Youth Work
‘WHILE marketers, advertisers and Tony Blairs love tapping into youth culture, those already in it know it to be a morass of pimple-pricking, sweating, fretting, hormone-driven angst.
‘Smack da bitch up, innit’ |
So any jobseeker wishing to be seen as young has to do more than turn their baseball cap so the brim is pointing at a right angle to the face and get real.
To fool the one in three employers who, as a survey by a recruitment firm now published in the Telegraph reveals, believe a candidate has lied about their age requires more effort.
The two out of ten jobseekers who claim they had been rejected from a job purely because of their age should not write a polite letter of complaint but lean over the interviewer’s desk and demand some ‘respect, innit’ from the ‘ho’ working for the ‘man’.
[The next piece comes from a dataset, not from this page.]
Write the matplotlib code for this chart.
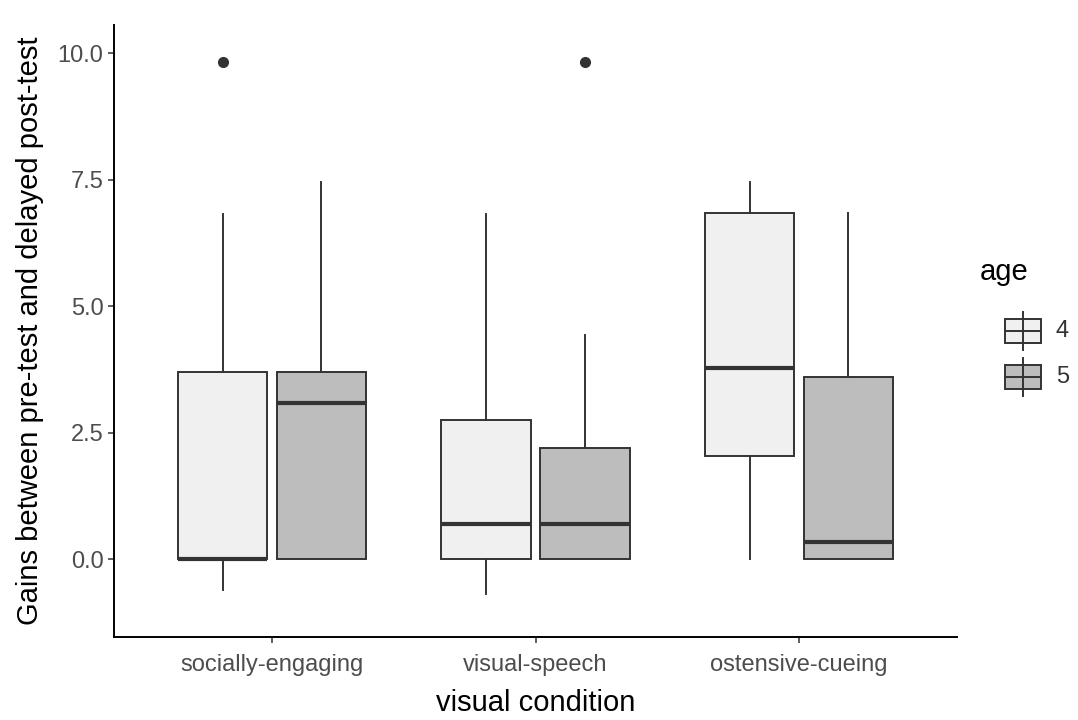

But they should not overdo things because the Telegraph goes onto say in another piece that things ‘yoof’ are not desirable per se.
The proliferation of text messaging, street slang and an impoverished education system means that many yoofs are now ‘virtually unemployable’.
Not that being labelled so would upset many yoofs, given that the tag ‘unemployable’ will, most likely, be worn with some pride.
After all, David Beckham don’t speak well English and ‘e’s done not too bad at all, if you know what we mean, type of fing.
But Ivan Lewis, speaking in the Guardian, is unimpressed. The minister for skills and education says that the drive to equip young people with the skills to get on in life is being hampered by a culture which says they can get become rich and famous without much by way of qualifications.
Despite a welter of evidence to the contrary (Kerry McPadding, Posh, Jordan, John Major, the aforesaid Beckham and many, many more), Lewis is adamant that this is a false premise and things must change.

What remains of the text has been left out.